Designed by Media Molecule in tandem with Marshmallow Laser Feast , this activity has players putting on helmets with sensors and basically toying with several blocks within the room.
These actions are then reflected onto digital constructs representing each of the blocks, and as you move through the different stages, which include a vibrantly-coloured ball pit and even a recreation of the universe, you can basically have fun and well, for lack of a better word, play.
Don't do anything too goofy, however, as passers-by are able to look into the room via small windows at the side!
Exhibit 5: Book of Sand
The fifth exhibit is titled Book of Sand and is centred around the theme of NARRATIVE . It was developed by Tequila Works and The Wonders , and presents a short story-cum-puzzle game that players can enjoy.
To interact with the different parts of each level, players will step into and out of the spotlights that appear within this particularly dark room, and if they can find the correct sequence, they'll progress to the next level.
This is arguably the most immersive of the six exhibits, as the screen covers pretty much your entire field of view, though the real beauty of this is that the interpretation of the narrative might differ from person to person.
Exhibit 6: Eye
Finally, the sixth exhibit is titled Eye , and it's based on the theme of EVERYTHING . Created by game developer David OReilly and onedotzero , it's a pretty simple activity where three players take control of different "rotors" around the room.
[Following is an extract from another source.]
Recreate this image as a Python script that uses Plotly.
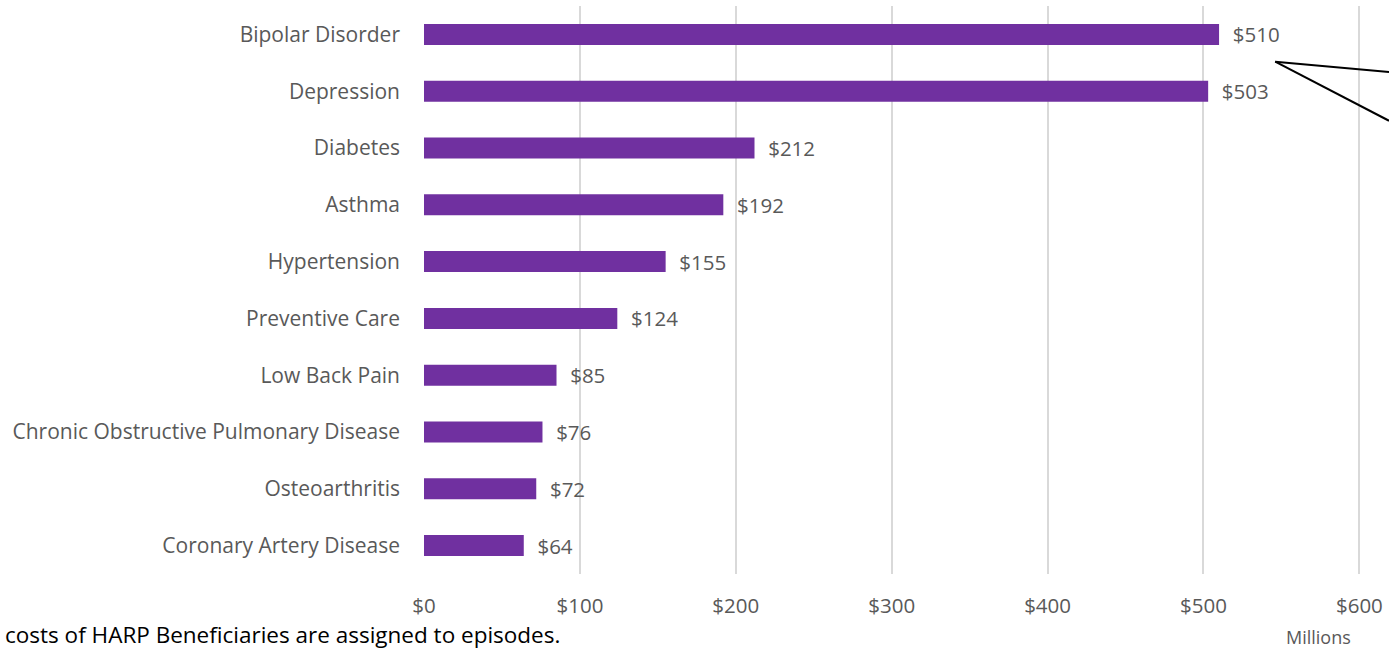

Accompanied by a medley of classical music from the likes of Chopin, Beethoven and many other celebrated musicians, you'll be taken through an endless voyage through space, and the rotors control the perspective, direction and zoom.
Other players and spectators are welcome to relax on the benches and enjoy this surprisingly mesmerising trip, although we did certainly have fun spinning the rotors just for the sake of it too!
Needless to say, the whole tour was honestly pretty fun, even if we were spinning rotors for about five minutes straight. On a more serious note, we also couldn't help but realise an overarching idea of all six exhibits, and that was the fact that we "felt" these games more than we actually "played" them.
All things considered, this is probably the one bit of the experience that words simply can't capture, so feel free to hop down and have a look for yourself - the little ones will probably have a ball too!